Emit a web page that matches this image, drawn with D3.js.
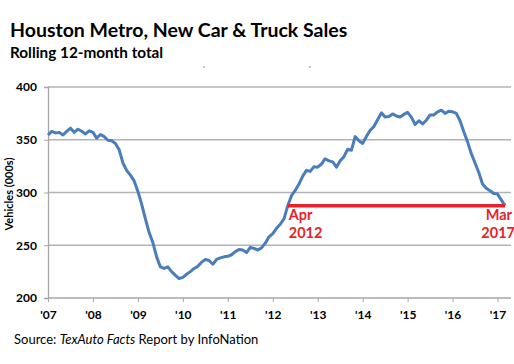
<!DOCTYPE html>
<html><head><meta charset="utf-8">
<script src="https://cdn.jsdelivr.net/npm/d3@7"></script>
<style>body{margin:0;background:#fff}svg{display:block}text{font-family:Lato,"Open Sans",sans-serif}</style>
</head><body><div id="chart"></div>
<script>
const yearLabels = ["'07","'08","'09","'10","'11","'12","'13","'14","'15","'16","'17"];
const yTicks = [200,250,300,350,400];
// Monthly rolling 12-month totals (000s), Jan 2007 .. Mar 2017
const sales2007 = [354.5,358,356.5,357,354.5,358,361,357,360,358,355.5,358.5];
const sales2008 = [357,351.5,355,353,349.5,349,346.5,340.5,328,321,316.5,311];
const sales2009 = [301,289,275,262,252.5,239,229.5,228,229.5,225,221.5,218.5];
const sales2010 = [219.5,222.5,225,228,230,234,236.5,235.5,232,236.5,238,239];
const sales2011 = [239.5,241,244,246,245.5,243,248,247,245.5,247.5,252,258];
const sales2012 = [261,266,270,275,287.5,297,302,308,315.5,321,320,324.5];
const sales2013 = [324,327,332,330,329,324,330,334,341,340,353,349];
const sales2014 = [346.5,353,359,362.5,369,375.5,371.5,372,374.5,372.5,371.5,374];
const sales2015 = [376,371.5,364.5,368,365,368.5,373.5,373.5,376.5,378,375,377];
const sales2016 = [376.5,375,368,357.5,348,337,328,319,308,304,301.7,299];
const sales2017 = [298.5,293,287.5];
const sales = [].concat(sales2007,sales2008,sales2009,sales2010,sales2011,sales2012,sales2013,sales2014,sales2015,sales2016,sales2017);
const refStart = 64;              // Apr 2012
const refEnd = sales.length - 1;  // Mar 2017
const refLabels = [["Apr","2012"],["Mar","2017"]];

const W = 514, H = 364;
const svg = d3.select("#chart").append("svg").attr("width",W).attr("height",H);
const x = d3.scaleLinear().domain([0,123.6]).range([48,511]);
const y = d3.scaleLinear().domain([200,400]).range([298,87]);

svg.append("text").attr("x",10).attr("y",37).attr("font-size",19.5).attr("font-weight","bold").attr("fill","#000")
  .text("Houston Metro, New Car & Truck Sales");
svg.append("text").attr("x",10).attr("y",58).attr("font-size",15.3).attr("font-weight","bold").attr("fill","#000")
  .text("Rolling 12-month total");
svg.append("text").attr("x",203).attr("y",72).attr("font-size",8).attr("fill","#333").text("'");
svg.append("text").attr("x",309).attr("y",72).attr("font-size",8).attr("fill","#333").text("'");

// gridlines
svg.append("g").selectAll("line").data(yTicks.filter(d=>d>200)).join("line")
  .attr("x1",48).attr("x2",511).attr("y1",d=>y(d)).attr("y2",d=>y(d))
  .attr("stroke","#b3b3b3").attr("stroke-width",1.3);

// y axis
const ya = svg.append("g").attr("transform","translate(48,0)")
  .call(d3.axisLeft(y).tickValues(yTicks).tickSize(4).tickFormat(d3.format("d")));
ya.select(".domain").attr("stroke","#a6a6a6").attr("stroke-width",1.3);
ya.selectAll(".tick line").attr("stroke","#a6a6a6");
ya.selectAll("text").attr("font-size",12).attr("font-weight","bold").attr("fill","#000")
  .attr("font-family","Lato,sans-serif").attr("x",-11);

// x axis
const xa = svg.append("g").attr("transform","translate(0,298)")
  .call(d3.axisBottom(x).tickValues(d3.range(0,121,12)).tickSize(4).tickFormat((d,i)=>yearLabels[i]));
xa.select(".domain").attr("stroke","#a6a6a6").attr("stroke-width",1.3).attr("d","M48,0H511");
xa.selectAll(".tick line").attr("stroke","#a6a6a6");
xa.selectAll("text").attr("font-size",12).attr("font-weight","bold").attr("fill","#000")
  .attr("font-family","Lato,sans-serif").attr("dy","0").attr("y",21);

svg.append("text").attr("transform","translate(13,194) rotate(-90)").attr("text-anchor","middle")
  .attr("font-size",11).attr("font-weight","bold").attr("fill","#000").text("Vehicles (000s)");

// line
svg.append("path").datum(sales)
  .attr("d",d3.line().x((d,i)=>x(i)).y(d=>y(d)))
  .attr("fill","none").attr("stroke","#4a7ebb").attr("stroke-width",3).attr("stroke-linejoin","round");

// reference line
svg.append("line").attr("x1",x(refStart)).attr("x2",x(refEnd))
  .attr("y1",y(sales[refEnd])).attr("y2",y(sales[refEnd]))
  .attr("stroke","#e8222b").attr("stroke-width",3.5);
const red = "#e8222b";
svg.append("text").attr("x",x(refStart)+1).attr("y",220).attr("font-size",14.5).attr("font-weight","bold").attr("fill",red).text(refLabels[0][0]);
svg.append("text").attr("x",x(refStart)+1).attr("y",238).attr("font-size",14.5).attr("font-weight","bold").attr("fill",red).text(refLabels[0][1]);
svg.append("text").attr("x",512).attr("y",220).attr("text-anchor","end").attr("font-size",14.5).attr("font-weight","bold").attr("fill",red).text(refLabels[1][0]);
svg.append("text").attr("x",515).attr("y",238).attr("text-anchor","end").attr("font-size",14.5).attr("font-weight","bold").attr("fill",red).text(refLabels[1][1]);

// source
const src = svg.append("text").attr("x",14).attr("y",344).attr("font-size",13).attr("fill","#000");
src.append("tspan").text("Source: ");
src.append("tspan").attr("font-style","italic").text("TexAuto Facts");
src.append("tspan").text(" Report by InfoNation");
</script></body></html>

-=-=-

§ OBJECTIVE:
Reproduce the listing above exactly, excluding all pictures.

§ TASK RESULT:
Emit a web page that matches this image, drawn with D3.js.
<!DOCTYPE html>
<html><head><meta charset="utf-8">
<script src="https://cdn.jsdelivr.net/npm/d3@7"></script>
<style>body{margin:0;background:#fff}svg{display:block}text{font-family:Lato,"Open Sans",sans-serif}</style>
</head><body><div id="chart"></div>
<script>
const yearLabels = ["'07","'08","'09","'10","'11","'12","'13","'14","'15","'16","'17"];
const yTicks = [200,250,300,350,400];
// Monthly rolling 12-month totals (000s), Jan 2007 .. Mar 2017
const sales2007 = [354.5,358,356.5,357,354.5,358,361,357,360,358,355.5,358.5];
const sales2008 = [357,351.5,355,353,349.5,349,346.5,340.5,328,321,316.5,311];
const sales2009 = [301,289,275,262,252.5,239,229.5,228,229.5,225,221.5,218.5];
const sales2010 = [219.5,222.5,225,228,230,234,236.5,235.5,232,236.5,238,239];
const sales2011 = [239.5,241,244,246,245.5,243,248,247,245.5,247.5,252,258];
const sales2012 = [261,266,270,275,287.5,297,302,308,315.5,321,320,324.5];
const sales2013 = [324,327,332,330,329,324,330,334,341,340,353,349];
const sales2014 = [346.5,353,359,362.5,369,375.5,371.5,372,374.5,372.5,371.5,374];
const sales2015 = [376,371.5,364.5,368,365,368.5,373.5,373.5,376.5,378,375,377];
const sales2016 = [376.5,375,368,357.5,348,337,328,319,308,304,301.7,299];
const sales2017 = [298.5,293,287.5];
const sales = [].concat(sales2007,sales2008,sales2009,sales2010,sales2011,sales2012,sales2013,sales2014,sales2015,sales2016,sales2017);
const refStart = 64;              // Apr 2012
const refEnd = sales.length - 1;  // Mar 2017
const refLabels = [["Apr","2012"],["Mar","2017"]];

const W = 514, H = 364;
const svg = d3.select("#chart").append("svg").attr("width",W).attr("height",H);
const x = d3.scaleLinear().domain([0,123.6]).range([48,511]);
const y = d3.scaleLinear().domain([200,400]).range([298,87]);

svg.append("text").attr("x",10).attr("y",37).attr("font-size",19.5).attr("font-weight","bold").attr("fill","#000")
  .text("Houston Metro, New Car & Truck Sales");
svg.append("text").attr("x",10).attr("y",58).attr("font-size",15.3).attr("font-weight","bold").attr("fill","#000")
  .text("Rolling 12-month total");
svg.append("text").attr("x",203).attr("y",72).attr("font-size",8).attr("fill","#333").text("'");
svg.append("text").attr("x",309).attr("y",72).attr("font-size",8).attr("fill","#333").text("'");

// gridlines
svg.append("g").selectAll("line").data(yTicks.filter(d=>d>200)).join("line")
  .attr("x1",48).attr("x2",511).attr("y1",d=>y(d)).attr("y2",d=>y(d))
  .attr("stroke","#b3b3b3").attr("stroke-width",1.3);

// y axis
const ya = svg.append("g").attr("transform","translate(48,0)")
  .call(d3.axisLeft(y).tickValues(yTicks).tickSize(4).tickFormat(d3.format("d")));
ya.select(".domain").attr("stroke","#a6a6a6").attr("stroke-width",1.3);
ya.selectAll(".tick line").attr("stroke","#a6a6a6");
ya.selectAll("text").attr("font-size",12).attr("font-weight","bold").attr("fill","#000")
  .attr("font-family","Lato,sans-serif").attr("x",-11);

// x axis
const xa = svg.append("g").attr("transform","translate(0,298)")
  .call(d3.axisBottom(x).tickValues(d3.range(0,121,12)).tickSize(4).tickFormat((d,i)=>yearLabels[i]));
xa.select(".domain").attr("stroke","#a6a6a6").attr("stroke-width",1.3).attr("d","M48,0H511");
xa.selectAll(".tick line").attr("stroke","#a6a6a6");
xa.selectAll("text").attr("font-size",12).attr("font-weight","bold").attr("fill","#000")
  .attr("font-family","Lato,sans-serif").attr("dy","0").attr("y",21);

svg.append("text").attr("transform","translate(13,194) rotate(-90)").attr("text-anchor","middle")
  .attr("font-size",11).attr("font-weight","bold").attr("fill","#000").text("Vehicles (000s)");

// line
svg.append("path").datum(sales)
  .attr("d",d3.line().x((d,i)=>x(i)).y(d=>y(d)))
  .attr("fill","none").attr("stroke","#4a7ebb").attr("stroke-width",3).attr("stroke-linejoin","round");

// reference line
svg.append("line").attr("x1",x(refStart)).attr("x2",x(refEnd))
  .attr("y1",y(sales[refEnd])).attr("y2",y(sales[refEnd]))
  .attr("stroke","#e8222b").attr("stroke-width",3.5);
const red = "#e8222b";
svg.append("text").attr("x",x(refStart)+1).attr("y",220).attr("font-size",14.5).attr("font-weight","bold").attr("fill",red).text(refLabels[0][0]);
svg.append("text").attr("x",x(refStart)+1).attr("y",238).attr("font-size",14.5).attr("font-weight","bold").attr("fill",red).text(refLabels[0][1]);
svg.append("text").attr("x",512).attr("y",220).attr("text-anchor","end").attr("font-size",14.5).attr("font-weight","bold").attr("fill",red).text(refLabels[1][0]);
svg.append("text").attr("x",515).attr("y",238).attr("text-anchor","end").attr("font-size",14.5).attr("font-weight","bold").attr("fill",red).text(refLabels[1][1]);

// source
const src = svg.append("text").attr("x",14).attr("y",344).attr("font-size",13).attr("fill","#000");
src.append("tspan").text("Source: ");
src.append("tspan").attr("font-style","italic").text("TexAuto Facts");
src.append("tspan").text(" Report by InfoNation");
</script></body></html>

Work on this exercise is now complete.